Documents we have created, music we have downloaded, pictures we have saved, and so much more. Most people know its wise to back up those items onto a CD-ROM or onto storage space somewhere on the web, but what are some of the other things you should be backing up?
Do you allow cookies to be stored on your computer to remember your login information for websites that you visit a lot? Then you also need to find the “cookies” folder on your computer and back that up as well. In Windows 98 its in C:windowscookies. In Windows XP, its in C:documents and settingsusernamecookies.
Do you know all of your passwords by heart? Do you use a program to manage passwords? If you use a program, find it, probably in program files, and back up the files inside that folder that related to your saved password files. If you ever have to reinstall that program you can re-add those files into the new folder and have all of your old password files.
If you do not use a program, you need to have a system of recovering those passwords if your computer ever quits on you. If you do not have one, create one and add all of your new passwords you create to it. Don’t put it in your wallet.
Hit F3 on your computer and select search for files on C Drive. Type in (*).PWL(*) without the parenthesis. It’s the asterisk dot pwl asterisk with no spaces. Hit search and windows will find all of the password files for you. To find them manually, check C:windows. Back up those files if you want your computer logins to remain the same.
What about your email? Not just the saved email, but the entire folder structure you spent time creating, your address book, and your account information with all of the right settings to send and receive email. You will want to back these up whenever you do all of your other backups.
First, how to backup all of the email and folder structure in Outlook Express. Open Outlook Express. Go to tools, options, maintenance. There will be a button there that says “store folder”. Click on that. Highlight the entire path that comes up in the little text box. Now hit cancel and cancel to close all popups.

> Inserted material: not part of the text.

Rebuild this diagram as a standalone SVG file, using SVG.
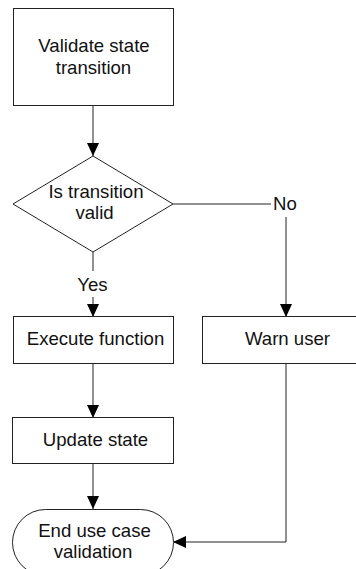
<svg xmlns="http://www.w3.org/2000/svg" width="356" height="569" viewBox="0 0 356 569">
<style>
.box{fill:#fff;stroke:#222;stroke-width:1}
.t{font-family:"Liberation Sans",Arial,sans-serif;font-size:18.6px;fill:#111;text-anchor:middle}
.c{fill:none;stroke:#222;stroke-width:1}
.lbg{fill:#fff}
</style>
<defs>
<marker id="ah" markerUnits="userSpaceOnUse" markerWidth="13" markerHeight="12" refX="13" refY="6" orient="auto">
<path d="M0,0 L13,6 L0,12 z" fill="#000"/>
</marker>
</defs>
<rect width="356" height="569" fill="#fff"/>
<g id="connectors">
<path class="c" d="M93,105 V156" marker-end="url(#ah)"/>
<path class="c" d="M93,252 V317" marker-end="url(#ah)"/>
<path class="c" d="M173,204 H286 V317" marker-end="url(#ah)"/>
<path class="c" d="M93,364 V418" marker-end="url(#ah)"/>
<path class="c" d="M93,463 V509" marker-end="url(#ah)"/>
<path class="c" d="M286,363 V542 H173" marker-end="url(#ah)"/>
<rect class="lbg" x="76" y="271" width="34" height="26"/>
<text class="t" x="92.5" y="290.5">Yes</text>
<rect class="lbg" x="271" y="194" width="29" height="23"/>
<text class="t" x="285" y="210">No</text>
</g>
<g id="validate">
<rect class="box" x="13.5" y="8.5" width="160" height="97"/>
<text class="t" x="94" y="52">Validate state</text>
<text class="t" x="93.5" y="74">transition</text>
</g>
<g id="decision">
<path class="box" d="M93,156 L173,204 L93,252 L13,204 Z"/>
<text class="t" x="96" y="198">Is transition</text>
<text class="t" x="94.5" y="219">valid</text>
</g>
<g id="execute">
<rect class="box" x="13.5" y="316.5" width="160" height="47"/>
<text class="t" x="95.5" y="345">Execute function</text>
</g>
<g id="warn">
<rect class="box" x="202.5" y="316.5" width="167" height="47"/>
<text class="t" x="287.5" y="345">Warn user</text>
</g>
<g id="update">
<rect class="box" x="12.5" y="417.5" width="161" height="46"/>
<text class="t" x="95.5" y="446">Update state</text>
</g>
<g id="end">
<rect class="box" x="12.5" y="509.5" width="161" height="66" rx="33" ry="33"/>
<text class="t" x="94.5" y="537">End use case</text>
<text class="t" x="93" y="558">validation</text>
</g>
</svg>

Click on “start” in your task bar. Go to run. Paste the path you just copied into the text box and hit enter. A folder will open. Go to edit, select all, then go to edit again and select “copy”. Now close that folder. Right click on your computer desktop, select new, folder.Rename that folder “mailbackup”. Open that folder. Go to edit, paste.
Leave that folder open so you can backup your mail account settings and information. Now go back to Outlook Express. Go to tools, accounts, mail. You will do the following for each mail account you have. Highlight one account, Click Export. Browse to where the mailbackup file is on your desktop and export it into there. Once you do that with each account, you can cancel out of the open dialog boxes.

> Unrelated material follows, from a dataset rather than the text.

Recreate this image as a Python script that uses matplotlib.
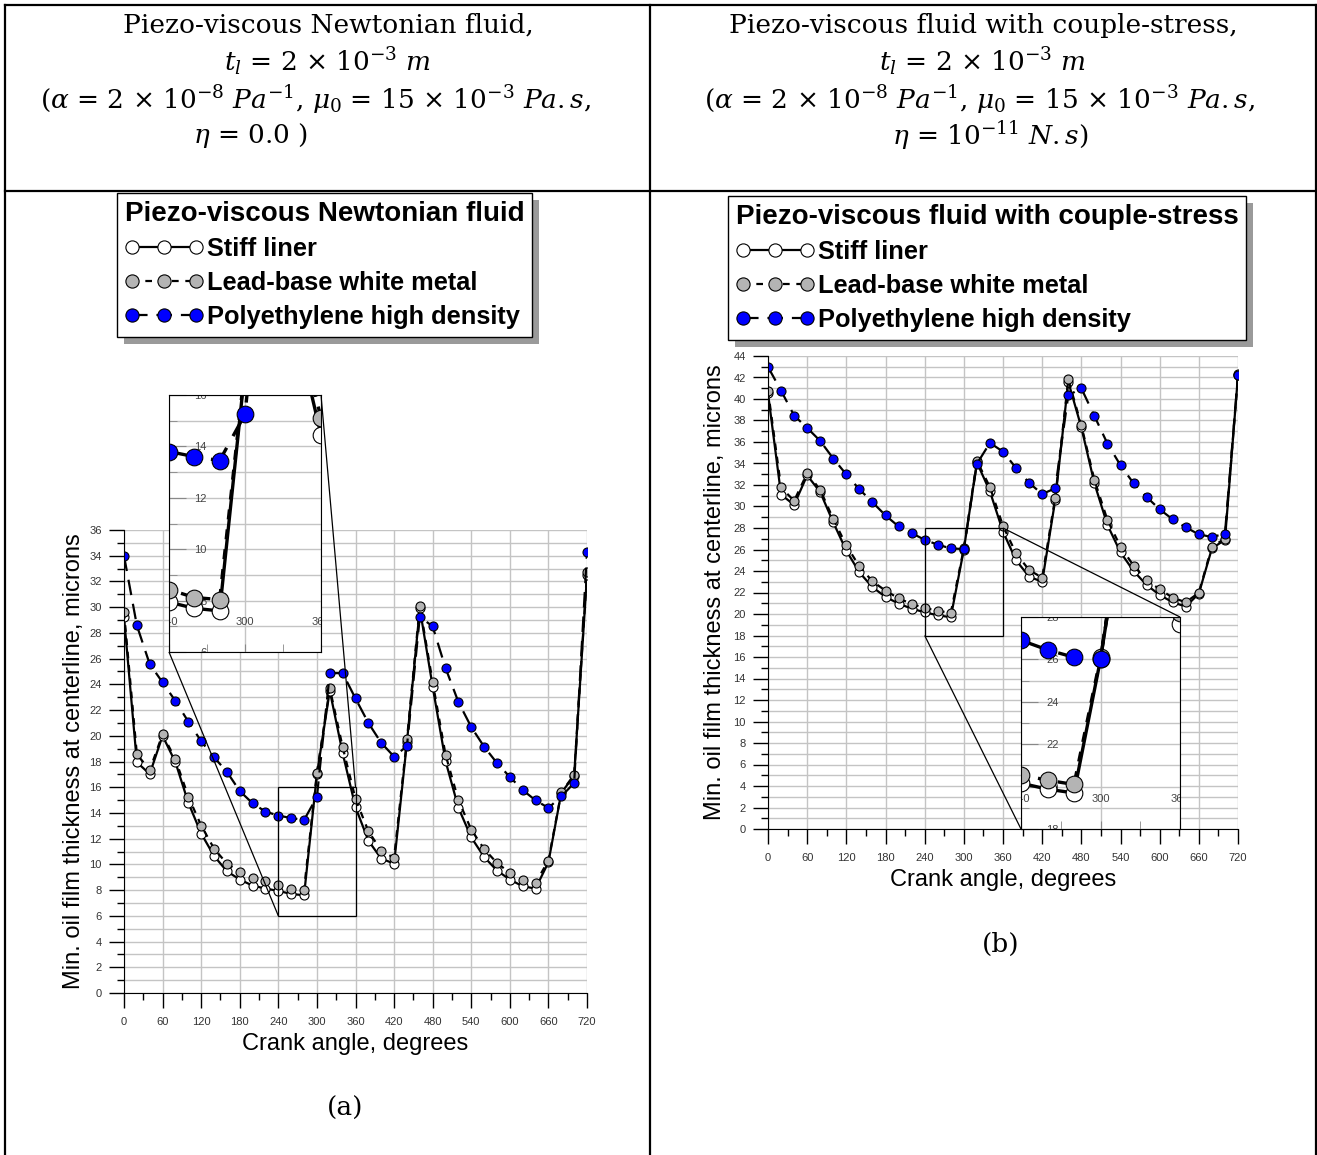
import numpy as np
import matplotlib
matplotlib.use('Agg')
import matplotlib.pyplot as plt
from matplotlib.lines import Line2D
from matplotlib.patches import Rectangle
from mpl_toolkits.axes_grid1.inset_locator import mark_inset

plt.rcParams['font.family'] = ['Liberation Sans', 'DejaVu Sans']
plt.rcParams['mathtext.fontset'] = 'dejavuserif'

# crank angle, every 20 degrees
crank = np.arange(0, 721, 20)

# (a) piezo-viscous newtonian
stiff_a = [29.24, 17.94, 17.03, 20.0, 17.94, 14.8, 12.4, 10.66, 9.47, 8.82, 8.35, 8.12, 7.94, 7.70, 7.6,
           17.0, 23.5, 18.66, 14.45, 11.85, 10.45, 10.06, 19.5, 29.9, 23.82, 18.04, 14.41, 12.1, 10.58,
           9.52, 8.82, 8.3, 8.12, 10.17, 15.56, 16.9, 32.5]
lead_a = [29.63, 18.56, 17.34, 20.12, 18.17, 15.27, 13.02, 11.23, 10.06, 9.39, 8.97, 8.74, 8.43, 8.12, 8.04,
          17.13, 23.7, 19.13, 15.1, 12.58, 11.07, 10.5, 19.72, 30.1, 24.16, 18.53, 15.0, 12.7, 11.2,
          10.11, 9.34, 8.82, 8.56, 10.3, 15.6, 16.97, 32.7]
poly_a = [34.0, 28.58, 25.57, 24.15, 22.7, 21.1, 19.58, 18.33, 17.2, 15.7, 14.75, 14.1, 13.8, 13.6, 13.45,
          15.25, 24.87, 24.87, 22.9, 21.0, 19.45, 18.38, 19.2, 29.26, 28.5, 25.27, 22.63, 20.68, 19.15,
          17.88, 16.8, 15.78, 14.98, 14.39, 15.28, 16.33, 34.3]

# (b) with couple-stress
stiff_b = [40.53, 31.1, 30.16, 32.9, 31.34, 28.52, 25.89, 23.87, 22.5, 21.59, 20.97, 20.5, 20.16, 19.88, 19.7,
           26.0, 34.1, 31.4, 27.66, 25.0, 23.47, 23.0, 30.6, 41.6, 37.37, 32.16, 28.28, 25.74, 24.0,
           22.7, 21.77, 21.09, 20.69, 21.9, 26.1, 26.9, 42.2]
lead_b = [40.78, 31.77, 30.53, 33.1, 31.55, 28.83, 26.38, 24.43, 23.04, 22.17, 21.46, 20.93, 20.56, 20.3, 20.1,
          26.1, 34.25, 31.8, 28.19, 25.64, 24.09, 23.38, 30.82, 41.83, 37.55, 32.47, 28.74, 26.26, 24.5,
          23.16, 22.3, 21.52, 21.09, 21.98, 26.26, 27.0, 42.3]
poly_b = [42.98, 40.78, 38.46, 37.31, 36.1, 34.46, 32.98, 31.6, 30.4, 29.17, 28.15, 27.53, 26.9, 26.45, 26.1,
          26.04, 33.97, 35.92, 35.1, 33.58, 32.2, 31.16, 31.69, 40.34, 41.0, 38.42, 35.85, 33.83, 32.16,
          30.88, 29.74, 28.8, 28.06, 27.41, 27.16, 27.47, 42.23]

names = ['Stiff liner', 'Lead-base white metal', 'Polyethylene high density']
mfcs = ['white', '#b4b4b4', '#0000ff']
styles = ['-', (0, (3, 3)), (0, (7, 4))]

W, H = 1317, 1155
fig = plt.figure(figsize=(W / 100, H / 100), dpi=100)


def fx(px):
    return px / W


def fy(py):
    return 1 - py / H


def hline(y, x0, x1):
    fig.add_artist(Line2D([fx(x0), fx(x1)], [fy(y), fy(y)], color='k', lw=1.6))


def vline(x, y0, y1):
    fig.add_artist(Line2D([fx(x), fx(x)], [fy(y0), fy(y1)], color='k', lw=1.6))


# table frame
hline(5, 5, 1316)
hline(191, 5, 1316)
vline(5, 5, 1155)
vline(650, 5, 1155)
vline(1316, 5, 1155)

sf = dict(family='DejaVu Serif', fontsize=19, ha='center', va='center')
left_head = ['Piezo-viscous Newtonian fluid,',
             r'$t_l$ = 2 × 10$^{-3}$ $m$',
             r'($\alpha$ = 2 × 10$^{-8}$ $Pa^{-1}$, $\mu_0$ = 15 × 10$^{-3}$ $Pa.s$,',
             r'$\eta$ = 0.0 )']
right_head = ['Piezo-viscous fluid with couple-stress,',
              r'$t_l$ = 2 × 10$^{-3}$ $m$',
              r'($\alpha$ = 2 × 10$^{-8}$ $Pa^{-1}$, $\mu_0$ = 15 × 10$^{-3}$ $Pa.s$,',
              r'$\eta$ = 10$^{-11}$ $N.s$)']
left_x = [328, 328, 316, 251]
right_x = [983, 983, 980, 990]
for yy, a, b, xa, xb in zip([25, 62, 100, 136], left_head, right_head, left_x, right_x):
    fig.text(fx(xa), fy(yy), a, **sf)
    fig.text(fx(xb), fy(yy), b, **sf)
fig.text(fx(345), fy(1108), '(a)', family='DejaVu Serif', fontsize=19, ha='center', va='center')
fig.text(fx(1001), fy(944), '(b)', family='DejaVu Serif', fontsize=19, ha='center', va='center')

gridc = '#c4c4c4'


def setup_main(ax, ymax, ypad):
    ax.set_xlim(0, 720)
    ax.set_ylim(0, ymax)
    ax.set_xticks(np.arange(0, 721, 60))
    ax.set_xticks(np.arange(0, 721, 30), minor=True)
    ax.set_yticks(np.arange(0, ymax + 1, 2))
    ax.set_yticks(np.arange(0, ymax + 1, 1), minor=True)
    ax.grid(True, which='major', axis='x', color=gridc, lw=1)
    ax.grid(True, which='both', axis='y', color=gridc, lw=1)
    ax.tick_params(which='major', length=11, width=1, pad=6.5, labelsize=8, labelcolor='#333333')
    ax.tick_params(axis='y', which='major', pad=5)
    ax.tick_params(which='minor', length=5, width=1)
    for s in ['top', 'right']:
        ax.spines[s].set_visible(False)
    ax.set_xlabel('Crank angle, degrees', fontsize=17, labelpad=4)
    ax.set_ylabel('Min. oil film thickness at centerline, microns', fontsize=17, labelpad=ypad)


def draw_series(ax, series, ms, lw):
    for vals, name, fc, ls in zip(series, names, mfcs, styles):
        ax.plot(crank, vals, color='k', lw=lw, ls=ls, marker='o', ms=ms,
                mfc=fc, mec='k', mew=0.8, label=name)


def setup_inset(ax, y0, y1):
    ax.set_xlim(240, 360)
    ax.set_ylim(y0, y1)
    ax.set_xticks([240, 300, 360])
    ax.set_xticks([270, 330], minor=True)
    ax.set_yticks(np.arange(y0, y1 + 1, 2))
    ax.set_yticks(np.arange(y0, y1 + 1, 1), minor=True)
    ax.grid(True, which='major', axis='x', color=gridc, lw=1)
    ax.grid(True, which='both', axis='y', color=gridc, lw=1)
    ax.tick_params(axis='y', which='major', direction='in', length=12, color='#888888',
                   pad=-27, labelsize=8, labelcolor='#444444')
    ax.tick_params(axis='y', which='minor', direction='in', length=6, color='#888888')
    ax.tick_params(axis='x', which='both', direction='in', length=6, color='#888888',
                   pad=-25, labelsize=8, labelcolor='#444444')
    ax.set_facecolor('white')
    for lab in ax.get_xticklabels() + ax.get_yticklabels():
        lab.set_clip_box(ax.bbox)


ax_a = fig.add_axes([fx(124), fy(993), fx(587) - fx(124), fy(530) - fy(993)])
setup_main(ax_a, 36, 3)
draw_series(ax_a, [stiff_a, lead_a, poly_a], 6.5, 1.6)

ax_b = fig.add_axes([fx(768), fy(829), fx(1238) - fx(768), fy(356) - fy(829)])
setup_main(ax_b, 44, 5)
draw_series(ax_b, [stiff_b, lead_b, poly_b], 6.5, 1.6)

in_a = fig.add_axes([fx(169), fy(652), fx(321) - fx(169), fy(395) - fy(652)])
draw_series(in_a, [stiff_a, lead_a, poly_a], 12, 2.4)
setup_inset(in_a, 6, 16)
pp, p1, p2 = mark_inset(ax_a, in_a, loc1=3, loc2=1, fc='none', ec='k', lw=0.9)
pp.set_zorder(3)

in_b = fig.add_axes([fx(1021), fy(829), fx(1180) - fx(1021), fy(617) - fy(829)])
draw_series(in_b, [stiff_b, lead_b, poly_b], 12, 2.4)
setup_inset(in_b, 18, 28)
pp, p1, p2 = mark_inset(ax_b, in_b, loc1=3, loc2=1, fc='none', ec='k', lw=0.9)
pp.set_zorder(3)

# legends
handles = [Line2D([], [], color='k', lw=1.6, ls=ls, marker='o', ms=9.5, mfc=fc, mec='k', mew=0.8)
           for fc, ls in zip(mfcs, styles)]
legs = []
for x0, y0, title in [(117, 193, 'Piezo-viscous Newtonian fluid'),
                      (728, 196, 'Piezo-viscous fluid with couple-stress')]:
    leg = fig.legend(handles, names, loc='upper left', bbox_to_anchor=(fx(x0), fy(y0)),
                     bbox_transform=fig.transFigure, borderaxespad=0, numpoints=3,
                     title=title, title_fontproperties={'size': 20, 'weight': 'bold'},
                     prop={'size': 18.3, 'weight': 'bold'}, fancybox=False, framealpha=1,
                     edgecolor='k', borderpad=0.3, handlelength=3.1, handletextpad=0.15,
                     labelspacing=0.4, handleheight=0.7, alignment='left')
    leg.get_frame().set_linewidth(1.0)
    leg.set_zorder(5)
    legs.append(leg)

fig.canvas.draw()
r = fig.canvas.get_renderer()
inv = fig.transFigure.inverted()
for leg in legs:
    bb = leg.get_window_extent(r)
    (a0, b0), (a1, b1) = inv.transform([[bb.x0 + 7, bb.y0 - 7], [bb.x1 + 7, bb.y1 - 7]])
    fig.add_artist(Rectangle((a0, b0), a1 - a0, b1 - b0, transform=fig.transFigure,
                             facecolor='#9a9a9a', edgecolor='none', zorder=4))

fig.savefig('out.png', dpi=100)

Now, for your address book. Go to Outlook Express one more time. Go to export. Choose address book. Choose text file. Browse again to the mailbackup folder and export it to there.
Now using winzip or other file compression utility, you can zip the mailbackup folder up and back it up to CD-ROM or to an online storage place. Make a schedule of backing these things I have included in the article. Consider it insurance against a hard drive crash. Believe me, if you use the web a lot, you’d almost rather lose your wallet than lose all of your computer data.